>> Start
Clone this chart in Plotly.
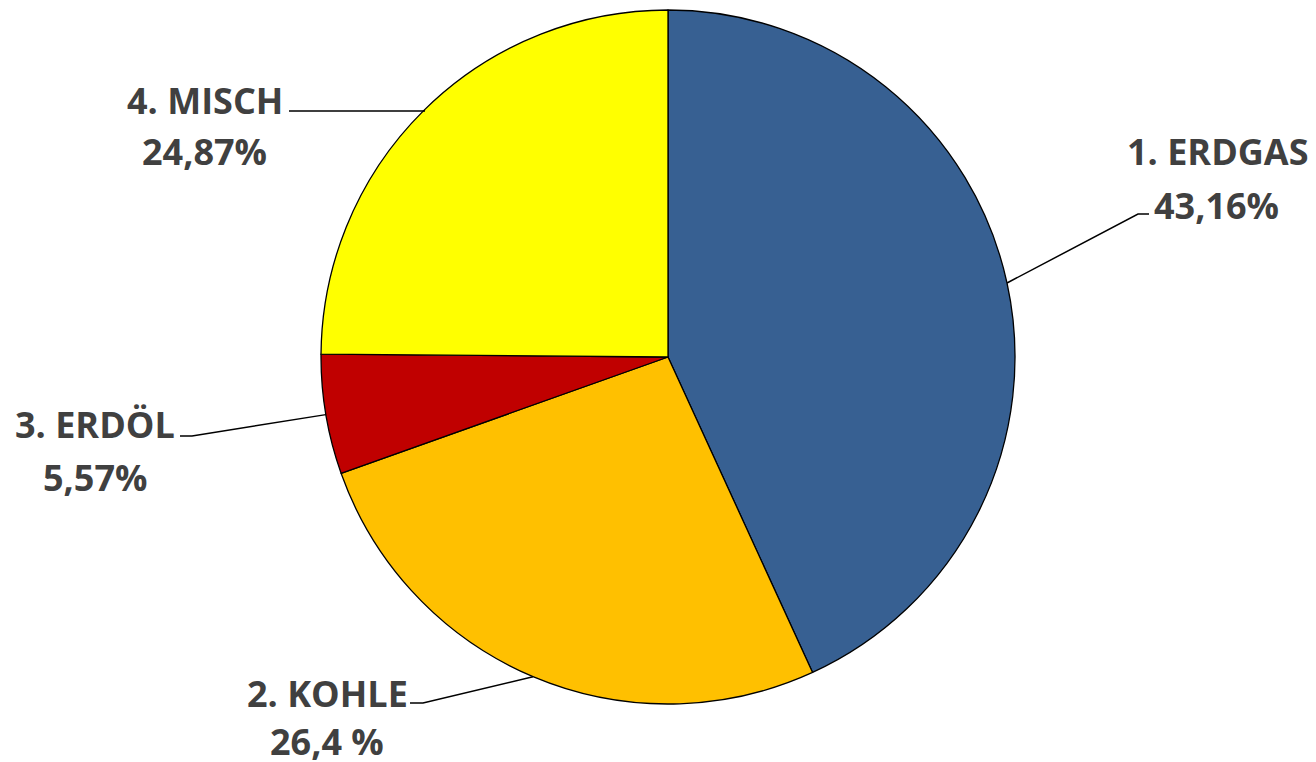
import math
import plotly.graph_objects as go

# Energy mix shares (percent)
categories = ["1. ERDGAS", "2. KOHLE", "3. ERDÖL", "4. MISCH"]
shares = [43.16, 26.4, 5.57, 24.87]
value_labels = ["43,16%", "26,4 %", "5,57%", "24,87%"]
colors = ["#376092", "#FFC000", "#C00000", "#FFFF00"]

W, H = 1316, 762
# pie placement in pixels
CX, CY, R = 668, 357, 347

# label layout in pixels: (name centre x, name mid y, value centre x, value mid y)
label_pos = [
    (1218, 151, 1216, 205),
    (327, 693, 327, 741),
    (95, 424, 95, 477),
    (205, 100, 205, 151),
]
# leader line: elbow point and end point in pixels
leader_pts = [
    ((1138, 214), (1149, 214)),
    ((423, 703), (410, 703)),
    ((192, 436), (180, 436)),
    ((425, 111), (289, 111)),
]


def px(x):
    return x / W


def py(y):
    return 1 - y / H


fig = go.Figure(
    go.Pie(
        labels=categories,
        values=shares,
        marker=dict(colors=colors, line=dict(color="#000000", width=1.3)),
        sort=False,
        direction="clockwise",
        rotation=0,
        textinfo="none",
        hoverinfo="label+percent",
        domain=dict(x=[px(CX - R), px(CX + R)], y=[py(CY + R), py(CY - R)]),
        showlegend=False,
    )
)

total = sum(shares)
cum = 0.0
shapes = []
annotations = []
font = dict(family="Open Sans", size=36, color="#404040")
for i, v in enumerate(shares):
    mid = (cum + v / 2) / total * 2 * math.pi
    cum += v
    ex = CX + R * math.sin(mid)
    ey = CY - R * math.cos(mid)
    (bx, by), (tx, ty) = leader_pts[i]
    path = f"M {px(ex)} {py(ey)} L {px(bx)} {py(by)} L {px(tx)} {py(ty)}"
    shapes.append(dict(type="path", xref="paper", yref="paper", path=path,
                       line=dict(color="#000000", width=1.5)))
    nx, ny, vx, vy = label_pos[i]
    annotations.append(dict(x=px(nx), y=py(ny), xref="paper", yref="paper",
                            text=f"<b>{categories[i]}</b>", showarrow=False,
                            xanchor="center", yanchor="middle", borderpad=0,
                            font=font))
    annotations.append(dict(x=px(vx), y=py(vy), xref="paper", yref="paper",
                            text=f"<b>{value_labels[i]}</b>", showarrow=False,
                            xanchor="center", yanchor="middle", borderpad=0,
                            font=font))

fig.update_layout(
    width=W,
    height=H,
    margin=dict(l=0, r=0, t=0, b=0),
    paper_bgcolor="white",
    plot_bgcolor="white",
    shapes=shapes,
    annotations=annotations,
)

fig.write_html("out.html")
>> End
Job:
Go from the first line of the data above to the line containing "return 1 - y / H" and retype exactly those lines, both included, but none of the pictures.

Reply to the exercise:
Clone this chart in Plotly.
import math
import plotly.graph_objects as go

# Energy mix shares (percent)
categories = ["1. ERDGAS", "2. KOHLE", "3. ERDÖL", "4. MISCH"]
shares = [43.16, 26.4, 5.57, 24.87]
value_labels = ["43,16%", "26,4 %", "5,57%", "24,87%"]
colors = ["#376092", "#FFC000", "#C00000", "#FFFF00"]

W, H = 1316, 762
# pie placement in pixels
CX, CY, R = 668, 357, 347

# label layout in pixels: (name centre x, name mid y, value centre x, value mid y)
label_pos = [
    (1218, 151, 1216, 205),
    (327, 693, 327, 741),
    (95, 424, 95, 477),
    (205, 100, 205, 151),
]
# leader line: elbow point and end point in pixels
leader_pts = [
    ((1138, 214), (1149, 214)),
    ((423, 703), (410, 703)),
    ((192, 436), (180, 436)),
    ((425, 111), (289, 111)),
]


def px(x):
    return x / W


def py(y):
    return 1 - y / H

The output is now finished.